Calvin Coolidge Gets New Deal in Revisionist History
Michael BaroneFor years, most Americans' vision of history has been shaped by the New Deal historians. Writing soon after Franklin Roosevelt's death, Arthur Schlesinger Jr. and others celebrated his accomplishments and denigrated his opponents.
They were gifted writers, and many of their books were bestsellers. And they have persuaded many Americans -- Barack Obama definitely included -- that progress means an ever bigger government
In their view, the prosperous 1920s were a binge of mindless frivolity. The Depression of the 1930s was the inevitable hangover, for which FDR administered the cure.
That's one way to see it. But there are others, and no one is doing a better job of making a counter argument than Amity Shlaes, whose 2008 book "The Forgotten Man" painted a different picture of the 1930s.
Shlaes agrees that Roosevelt's initial policies seemed to end the downward deflationary spiral. But then bigger government, higher taxes and aggressive regulation led to further recession and years of achingly slow growth. Sound familiar?
Now Shlaes has produced a book tersely titled "Coolidge." It shows the 30th president in a far different light than the antique reactionary depicted by the New Deal historians.
Calvin Coolidge began his political career during the Progressive era, a time of expanding government.
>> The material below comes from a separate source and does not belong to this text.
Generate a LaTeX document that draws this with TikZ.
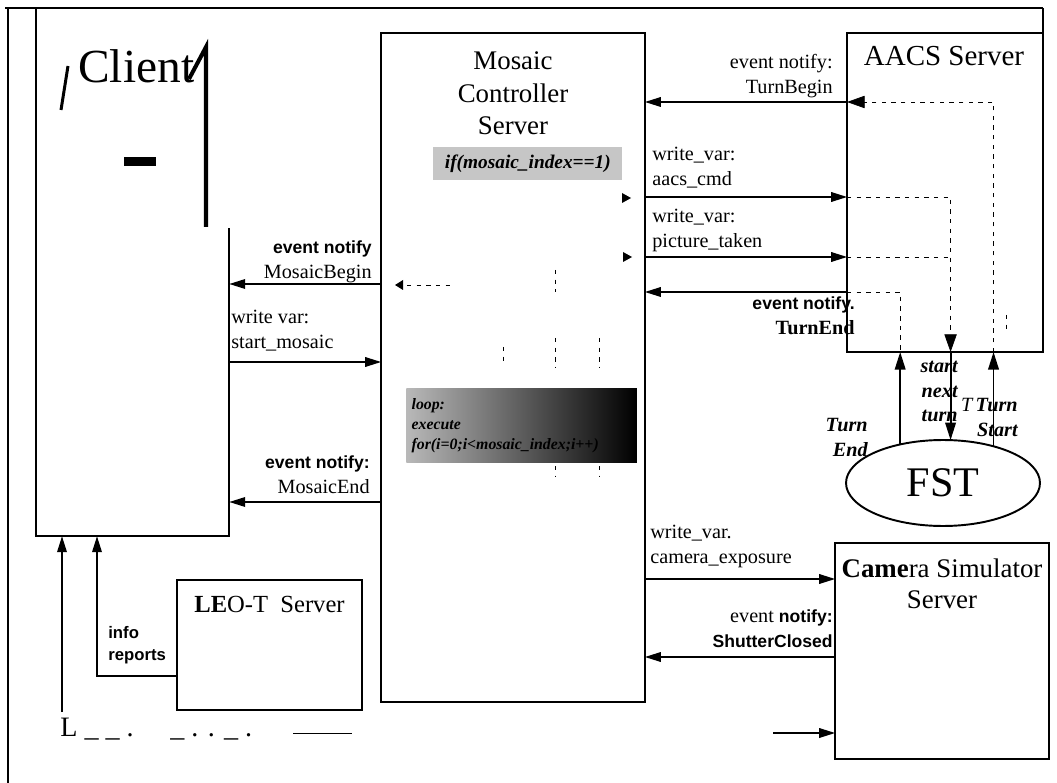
\documentclass[tikz,border=0pt]{standalone}
\usepackage{fontspec}
\setmainfont{Liberation Serif}
\setsansfont{Liberation Sans}
\usetikzlibrary{arrows.meta,shapes.geometric}
\newcommand{\evtxt}[1]{{\sffamily\bfseries\fontsize{10}{14.2}\selectfont #1}}

\begin{document}
\begin{tikzpicture}[x=0.02cm, y=-0.02cm,
    box/.style={draw, line width=1.1pt, inner sep=0pt, outer sep=0pt},
    title/.style={inner sep=0pt, font=\fontsize{15.3}{18.7}\selectfont},
    lbl/.style={inner sep=0pt, font=\fontsize{11.5}{14.2}\selectfont},
    tlbl/.style={inner sep=0pt, align=right, font=\bfseries\itshape\fontsize{11.5}{14}\selectfont},
    msg/.style={line width=0.7pt, -{Triangle[length=9pt,width=5.5pt]}},
    turn/.style={line width=1.1pt, -{Triangle[length=10pt,width=6pt]}},
    flow/.style={line width=0.4pt, dash pattern=on 2.5pt off 3pt}]
      \useasboundingbox (0,0) rectangle (1057,783);
      % frame
      \draw[line width=1.6pt] (5,8) -- (1043,8);
      \draw[line width=1.6pt] (8,8) -- (8,783);
      \draw[line width=1.6pt] (1043,8) -- (1043,352);
      % servers
      \node[box, minimum width=5.28cm, minimum height=13.38cm] (mcs) at (513,367.5) {};
      \node[box, minimum width=3.92cm, minimum height=6.38cm] (aacs) at (945,192.5) {};
      \node[box, minimum width=3.70cm, minimum height=2.60cm] (leo) at (269.5,645) {};
      \node[box, minimum width=4.28cm, minimum height=4.32cm] (cam) at (942,651) {};
      \node[box, ellipse, minimum width=3.88cm, minimum height=1.72cm,
            font=\fontsize{24}{24}\selectfont] (fst) at (943,483) {FST};
      % client, open at the top
      \node[inner sep=0pt, minimum width=3.86cm, minimum height=10.56cm] (client) at (132.5,272) {};
      \draw[line width=1.1pt] (client.north west) -- (client.south west)
        -- (client.south east) -- (client.east |- 0,228);
      \node[anchor=base west, inner sep=0pt, font=\fontsize{27}{30}\selectfont] (clientname) at (78,83) {Client};
      \draw[line width=1.7pt] (61,110) -- (68,66);
      \draw[line width=2.3pt] (189,79) -- (206,47) -- (206,227);
      \fill (124,157) rectangle (156,166);
      % titles
      \node[title, anchor=north, align=center] (mcsname) at (513,51) {Mosaic\\Controller\\Server};
      \node[title, anchor=base, font=\fontsize{16.5}{18.7}\selectfont] (aacsname) at (944,66) {AACS Server};
      \node[title, anchor=base west, font=\fontsize{14}{16}\selectfont] (leoname) at (194,612) {\textbf{LE}O-T\ \ Server};
      \node[title, anchor=north, align=center, font=\fontsize{15.3}{18}\selectfont] (camname) at (942,558) {\textbf{Came}ra Simulator\\Server};
      % blocks inside the mosaic controller
      \node[anchor=north west, minimum width=3.78cm, minimum height=0.66cm, inner sep=0pt, fill=gray!45,
            font=\bfseries\itshape\fontsize{11}{12}\selectfont] (ifcond) at (433,147) {if(mosaic\_index==1)};
      \node[anchor=north west, minimum width=4.58cm, minimum height=1.48cm, inner sep=3pt, text width=4.4cm,
            align=left, left color=gray!55, right color=black,
            font=\bfseries\itshape\fontsize{9}{11.3}\selectfont] (loopbox) at (406,388) {loop:\\execute\\for(i=0;i<mosaic\_index;i++)};
      \fill (622,193) -- (631,198) -- (622,203) -- cycle;
      \fill (623,252) -- (632,257) -- (623,262) -- cycle;
      \fill (403,280) -- (395,285) -- (403,290) -- cycle;
      \draw[flow] (407,285) -- (450,285);
      \draw[flow] (555,270) -- (555,292);
      \draw[flow] (555,338) -- (555,368);
      \draw[flow] (599,338) -- (599,368);
      \draw[flow] (503,347) -- (503,362);
      \draw[flow] (555,466) -- (555,476);
      \draw[flow] (599,466) -- (599,476);
      % client <-> mosaic controller
      \node[lbl, anchor=north east, align=right] (mbeginlbl) at (372,240) {\evtxt{event notify}\\MosaicBegin};
      \draw[msg] (mcs.west |- 0,284) -- (client.east |- 0,284);
      \node[lbl, anchor=north west, align=left] (startlbl) at (231,310) {write var:\\start\_mosaic};
      \draw[msg] (client.east |- 0,362) -- (mcs.west |- 0,362);
      \node[lbl, anchor=north east, align=right] (mendlbl) at (370,455) {\evtxt{event notify:}\\MosaicEnd};
      \draw[msg] (mcs.west |- 0,502) -- (client.east |- 0,502);
      % mosaic controller <-> aacs
      \node[lbl, anchor=north east, align=right] (tbeginlbl) at (833,54) {event notify:\\TurnBegin};
      \draw[msg] (aacs.west |- 0,102) -- (mcs.east |- 0,102);
      \node[lbl, anchor=north west, align=left] (cmdlbl) at (652,147) {write\_var:\\aacs\_cmd};
      \draw[msg] (mcs.east |- 0,197) -- (aacs.west |- 0,197);
      \node[lbl, anchor=north west, align=left] (piclbl) at (652,209) {write\_var:\\picture\_taken};
      \draw[msg] (mcs.east |- 0,257) -- (aacs.west |- 0,257);
      \draw[msg] (aacs.west |- 0,292) -- (mcs.east |- 0,292);
      \node[lbl, anchor=north east, align=right] (tendlbl) at (855,296) {\evtxt{event notify.}\\\textbf{TurnEnd}};
      % flows inside aacs
      \draw[flow, -{Triangle[length=10pt,width=7pt]}] (aacs.south -| fst.36) |- (aacs.west |- 0,102);
      \draw[flow, -{Triangle[length=10pt,width=7pt]}] (aacs.west |- 0,197) -| (aacs.south -| fst.80);
      \draw[flow] (aacs.west |- 0,257) -- (fst.80 |- 0,257);
      \draw[flow] (aacs.west |- 0,292) -| (aacs.south -| fst.138);
      \draw[flow] (1006,315) -- (1006,332);
      % aacs <-> fst
      \draw[turn] (fst.138) -- (aacs.south -| fst.138);
      \draw[turn] (aacs.south -| fst.80) -- (fst.80);
      \draw[turn] (fst.36) -- (aacs.south -| fst.36);
      \node[tlbl, anchor=north east] (nextlbl) at (958,361) {start\\next\\turn};
      \node[tlbl, anchor=north east] (endlbl) at (868,418) {Turn\\End};
      \node[tlbl, anchor=north east] (tstartlbl) at (1018,398) {{\mdseries T\,}Turn\\Start};
      % mosaic controller <-> camera
      \node[lbl, anchor=north west, align=left] (explbl) at (650,525) {write\_var.\\camera\_exposure};
      \draw[msg] (mcs.east |- 0,579) -- (cam.west |- 0,579);
      \node[lbl, anchor=north east, align=right] (shutlbl) at (833,609) {event \evtxt{notify:}\\\evtxt{ShutterClosed}};
      \draw[msg] (cam.west |- 0,657) -- (mcs.east |- 0,657);
      \coordinate (camin) at (773,733);
      \draw[msg] (camin) -- (cam.west |- camin);
      % leo-t and the bottom line
      \node[anchor=north west, align=left, inner sep=0pt,
            font=\sffamily\bfseries\fontsize{9.5}{12.5}\selectfont] (infolbl) at (108,626) {info\\reports};
      \draw[msg] (leo.west |- 0,676) -| (97,0 |- client.south);
      \coordinate (lcorner) at (62,712);
      \draw[msg] (lcorner) -- (lcorner |- client.south);
      \node[anchor=base west, inner sep=0pt, font=\fontsize{16}{16}\selectfont] (trail) at (60,736) {L \_ \_ .\hspace{1.3em}\_ . . \_ .};
      \coordinate (tailA) at (293,733);
      \coordinate (tailB) at (352,733);
      \draw[line width=0.5pt] (tailA) -- (tailB);
\end{tikzpicture}
\end{document}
But he came to national notice when that era was ending in turmoil.
It was a time of revolution in Russia and attempted revolutions elsewhere in Europe, a time of continuing war in parts of the world even after the armistice formally ended World War I.
At home, it was a time of unemployment and inflation, of bombs set off before the attorney general's house and on Wall Street, of labor union strikes in coal and other basic industries.
Coolidge was governor of Massachusetts and in charge of the Boston police when they went on strike in September 1919. The cops had legitimate grievances. But the strike was followed by nights of violence and murder, looting of department stores and shops.